Marjorie was a year ahead of Joan at Kent Place, but due to both girls belonging to the school’s French Club, the two were able to strike up a friendship. “The meetings of these clubs were the only times where different age groups were able to really mix,” she says. “Joan had an upbeat personality and loved people. She was very open and easy with them and treated everyone as if they were a potential friend. I was a very shy social clunker at the time, and I remember being struck by her friendliness and naturalness. I’ve often wondered if this accepting attitude had somethi
ng to do with her death. It’s too bad that in all the newspaper articles about her death, she is always labeled a ‘socialite,’ which makes her sound as if she were a terrible snob. Nothing could be further from the truth. I suppose her parents were very well off and all that, but she certainly never went on about it. This in a school where the first question a fellow classmate asked me, when I was a newcomer in the eighth grade, was ‘How many maids do you have?’”

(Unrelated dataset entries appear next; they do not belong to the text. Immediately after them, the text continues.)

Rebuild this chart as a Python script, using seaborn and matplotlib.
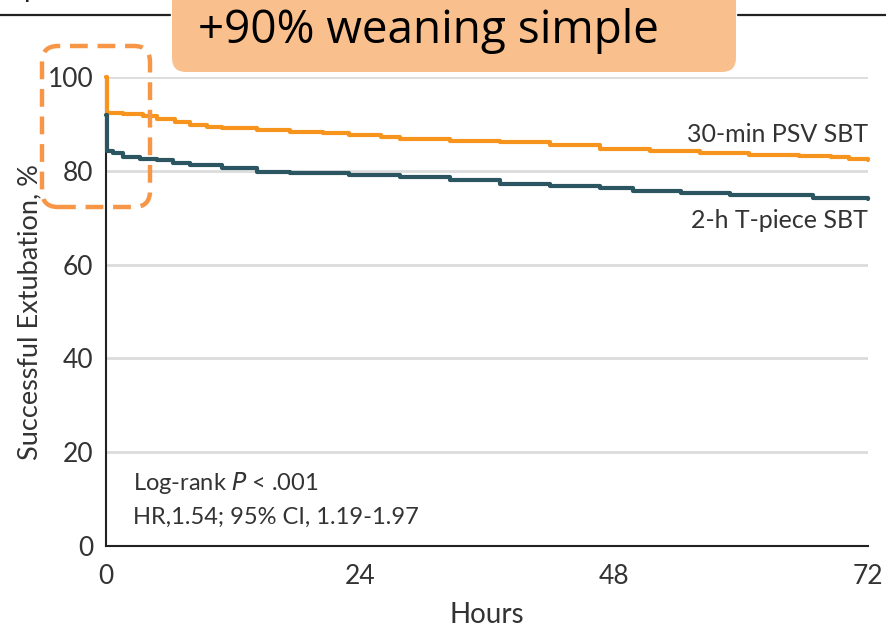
import matplotlib
matplotlib.use("Agg")
import matplotlib.pyplot as plt
import seaborn as sns
import pandas as pd
from matplotlib.patches import FancyBboxPatch
from matplotlib.lines import Line2D

# ---- data ----
psv_hours = [0, 0.05, 1.6, 3.5, 4.8, 6.5, 7.9, 9.5, 11.0, 14.3, 17.4, 20.5, 23.0, 26.0, 27.8, 32.5, 37.2, 42.0, 46.7, 51.4, 56.1, 60.8, 65.5, 68.5, 70.2, 72.0]
psv_values = [100, 92.4, 92.2, 91.6, 91.0, 90.4, 89.8, 89.4, 89.1, 88.7, 88.3, 88.0, 87.6, 87.2, 86.8, 86.4, 86.1, 85.5, 84.6, 84.2, 83.8, 83.4, 83.2, 82.9, 82.5, 82.3]

tp_hours = [0, 0.05, 0.7, 1.6, 3.2, 4.8, 6.3, 7.9, 11.0, 14.3, 17.4, 23.0, 27.8, 32.5, 37.2, 42.0, 46.7, 49.8, 54.3, 59.0, 66.8, 72.0]
tp_values = [91.9, 84.2, 83.7, 83.0, 82.6, 82.3, 81.6, 81.2, 80.5, 79.8, 79.6, 79.1, 78.7, 78.0, 77.2, 76.8, 76.3, 75.7, 75.3, 74.8, 74.2, 74.0]

series_labels = ["30-min PSV SBT", "2-h T-piece SBT"]
x_ticks = [0, 24, 48, 72]
y_ticks = [0, 20, 40, 60, 80, 100]
annot_lines = ["Log-rank $\\it{P}$ < .001", "HR,1.54; 95% CI, 1.19-1.97"]
banner_text = "+90% weaning simple"

ORANGE = "#F7941D"
TEAL = "#2A5561"
TXT = "#333333"

sns.set_theme(style="white")
plt.rcParams["font.family"] = ["Lato", "DejaVu Sans"]

fig = plt.figure(figsize=(8.87, 6.27), dpi=100)
ax = fig.add_axes([106/887, 1-546/627, 762/887, 469/627])

df_psv = pd.DataFrame({"Hours": psv_hours, "Value": psv_values})
df_tp = pd.DataFrame({"Hours": tp_hours, "Value": tp_values})

# grid
for yv in y_ticks[1:]:
    ax.axhline(yv, color="#DCDCDC", lw=2, zorder=0)

sns.lineplot(data=df_psv, x="Hours", y="Value", ax=ax, color=ORANGE, lw=3.0,
             drawstyle="steps-post", clip_on=False, zorder=3)
sns.lineplot(data=df_tp, x="Hours", y="Value", ax=ax, color=TEAL, lw=3.0,
             drawstyle="steps-post", clip_on=False, zorder=4)

ax.set_xlim(0, 72)
ax.set_ylim(0, 100)
ax.set_xticks(x_ticks)
ax.set_yticks(y_ticks)
for s in ["top", "right"]:
    ax.spines[s].set_visible(False)
for s in ["left", "bottom"]:
    ax.spines[s].set_color("#222222")
    ax.spines[s].set_linewidth(1.5)
    ax.spines[s].set_zorder(2)
ax.tick_params(axis="both", direction="out", length=7, width=1.3, color="#222222",
               labelsize=19, labelcolor=TXT)
ax.tick_params(axis="x", pad=6)
ax.tick_params(axis="y", pad=2)
ax.set_xlabel("Hours", fontsize=20, color=TXT, labelpad=9)
ax.set_ylabel("Successful Extubation, %", fontsize=19.5, color=TXT, labelpad=4)

ax.text(72, 87.8, series_labels[0], ha="right", va="center", fontsize=18, color=TXT)
ax.text(72, 69.3, series_labels[1], ha="right", va="center", fontsize=18, color=TXT)

ax.text(2.55, 13.5, annot_lines[0], ha="left", va="center", fontsize=17, color=TXT)
ax.text(2.55, 6.2, annot_lines[1], ha="left", va="center", fontsize=17, color=TXT)

# top header rule and cropped glyph
fig.add_artist(Line2D([0, 170/887], [1-15/627]*2, transform=fig.transFigure, color="#222222", lw=1.6))
fig.add_artist(Line2D([738/887, 1], [1-15/627]*2, transform=fig.transFigure, color="#222222", lw=1.6))
fig.text(24/887, 1+3/627, "p", fontsize=20, color="#222222", va="baseline", ha="left")

# banner
banner = FancyBboxPatch((172, 627-72), 564, 120, boxstyle="round,pad=0,rounding_size=14",
                        transform=None, facecolor="#F9C08E", edgecolor="none", zorder=5)
fig.add_artist(banner)
fig.text(428/887, 1-43/627, banner_text, ha="center", va="baseline", fontsize=33,
         color="black", zorder=6, family=["Open Sans", "DejaVu Sans"])

# dashed highlight
dash = FancyBboxPatch((42, 627-207), 108, 161, boxstyle="round,pad=0,rounding_size=16",
                      transform=None, facecolor="none", edgecolor="#F79646", lw=3.2,
                      linestyle=(0, (4, 2.2)), zorder=7)
fig.add_artist(dash)

fig.savefig("out.png", dpi=100)
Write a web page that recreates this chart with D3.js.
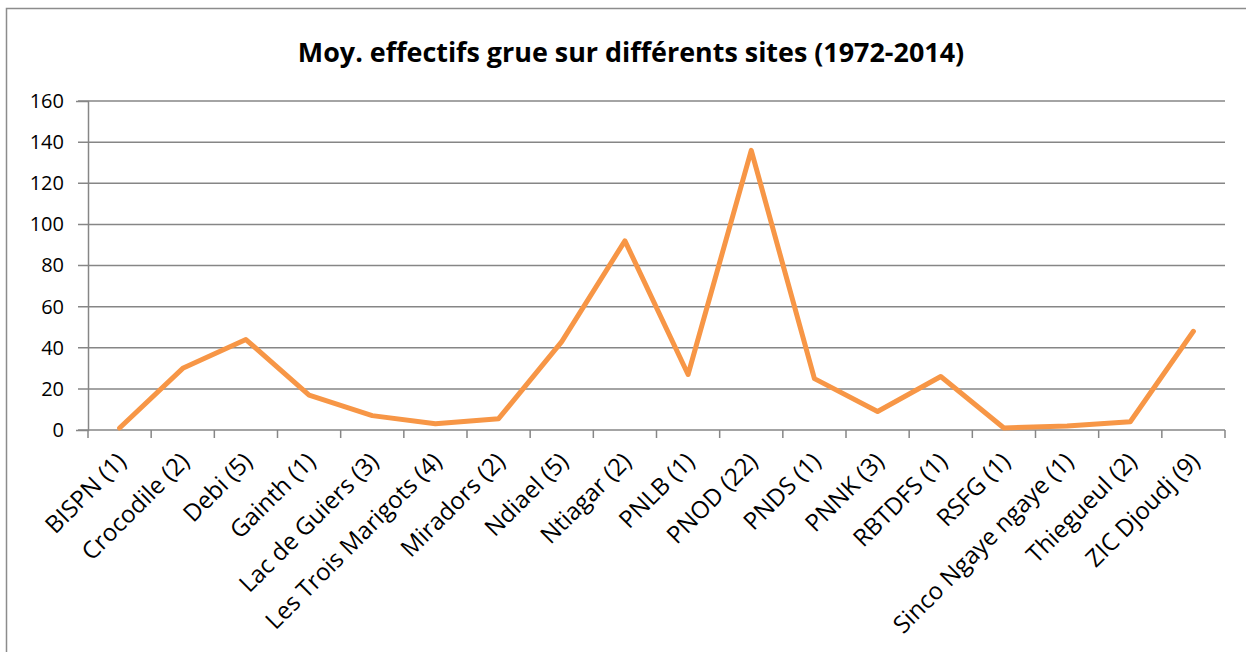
<!DOCTYPE html>
<html>
<head>
<meta charset="utf-8">
<script src="https://cdn.jsdelivr.net/npm/d3@7"></script>
<style>
  body { margin: 0; background: #fff; }
  text { font-family: "Open Sans", "Noto Sans", sans-serif; fill: #000; }
</style>
</head>
<body>
<script>
// sites (number of counts) and mean crane numbers
var sites = ["BISPN (1)", "Crocodile (2)", "Debi (5)", "Gainth (1)", "Lac de Guiers (3)",
    "Les Trois Marigots (4)", "Miradors (2)", "Ndiael (5)", "Ntiagar (2)", "PNLB (1)",
    "PNOD (22)", "PNDS (1)", "PNNK (3)", "RBTDFS (1)", "RSFG (1)",
    "Sinco Ngaye ngaye (1)", "Thiegueul (2)", "ZIC Djoudj (9)"];
var moyennes = [1, 30, 44, 17, 7, 3, 5.5, 43, 92, 27, 136, 25, 9, 26, 1, 2, 4, 48];
var yTicks = [0, 20, 40, 60, 80, 100, 120, 140, 160];

var width = 1246,
    height = 652;

var svg = d3.select("body")
    .append("svg")
    .attr("width", width)
    .attr("height", height);

//outer chart frame
svg.append("rect")
    .attr("x", 6.5)
    .attr("y", 8.5)
    .attr("width", 1300)
    .attr("height", 700)
    .attr("fill", "none")
    .attr("stroke", "#8c8c8c")
    .attr("stroke-width", 1.5);

svg.append("text")
    .attr("x", 631)
    .attr("y", 62)
    .attr("text-anchor", "middle")
    .attr("font-size", 26.9)
    .attr("font-weight", "bold")
    .text("Moy. effectifs grue sur différents sites (1972-2014)");

var x = d3.scaleBand()
    .domain(sites)
    .range([88, 1225]);

var y = d3.scaleLinear()
    .domain([0, 160])
    .range([430, 101]);

//gridlines
svg.append("g")
    .selectAll("line")
    .data(yTicks)
    .enter()
    .append("line")
    .attr("x1", 78)
    .attr("x2", 1225)
    .attr("y1", function(d){ return y(d); })
    .attr("y2", function(d){ return y(d); })
    .attr("stroke", "#868686")
    .attr("stroke-width", 1.5);

//y axis labels
var yAxis = svg.append("g")
    .attr("transform", "translate(88,0)")
    .call(d3.axisLeft(y).tickValues(yTicks).tickSize(12).tickPadding(12));
yAxis.select(".domain").attr("stroke", "#868686").attr("stroke-width", 1.5);
yAxis.selectAll(".tick line").remove();
yAxis.selectAll("text")
    .attr("font-size", 20)
    .attr("font-family", "'Open Sans', sans-serif")
    .attr("fill", "#000");

//x axis with tick marks between categories
var xAxis = svg.append("g")
    .attr("transform", "translate(0,430)");
xAxis.selectAll("line")
    .data(sites.concat(["end"]))
    .enter()
    .append("line")
    .attr("x1", function(d, i){ return 88 + i * x.step(); })
    .attr("x2", function(d, i){ return 88 + i * x.step(); })
    .attr("y1", 0)
    .attr("y2", 8)
    .attr("stroke", "#868686")
    .attr("stroke-width", 1.5);

xAxis.selectAll("text")
    .data(sites)
    .enter()
    .append("text")
    .attr("transform", function(d){
        return "translate(" + (x(d) + x.bandwidth() / 2 - 4) + ",21) rotate(-45)";
    })
    .attr("text-anchor", "end")
    .attr("dy", "0.7em")
    .attr("font-size", 24)
    .text(function(d){ return d; });

//the line
var line = d3.line()
    .x(function(d, i){ return x(sites[i]) + x.bandwidth() / 2; })
    .y(function(d){ return y(d); });

svg.append("path")
    .datum(moyennes)
    .attr("d", line)
    .attr("fill", "none")
    .attr("stroke", "#f79646")
    .attr("stroke-width", 5)
    .attr("stroke-linejoin", "round")
    .attr("stroke-linecap", "round");
</script>
</body>
</html>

At a mere eighteen years of age, Joan Kramer was already firmly establishing herself as a liberal feminist. A whole two years before the women’s liberation movement would gain significant national attention through the apocryphal bra burnings of the 1968 Miss America Pageant, Joan had already forged an identity that did not always sit well with her teachers and peers at Kent Place.

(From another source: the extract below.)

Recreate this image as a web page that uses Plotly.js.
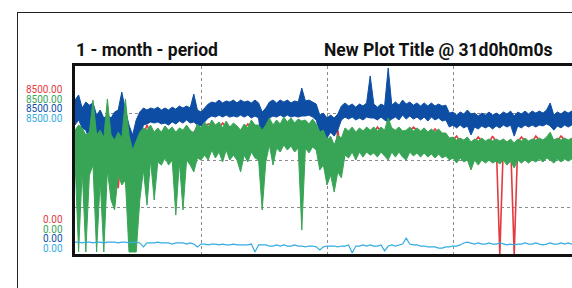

“Joan approached me once in one of the school hallways and told me she’d like to talk to me,” Molly Hammett Kronberg, a schoolmate of Joan’s, recalls. “What she said was pretty wild. She said that she had recently broken into the office of either the headmistress, Miss Wolfe, or the assistant headmistress, Miss Wilcox, so she could look up the IQ scores of her fellow students. She had found mine, and it was very high. Therefore, she wanted to be my friend.”
Deborah Kooperstein, a fellow classmate at Kent Place, has a very similar recollection of this event. “One day as we were walking back from the music building, Joan told me a secret. She had broken into Miss Wolfe’s office or the high school head and found her ‘file,’ which was filled with negative and damaging reports about her. She was a gutsy girl and not intimidated. While there, she looked at mine, and mine was filled with similar reports! She said that the administration would hurt our chances of getting into the colleges we wanted. In my case, I didn’t get into real college and ended up at a junior college.”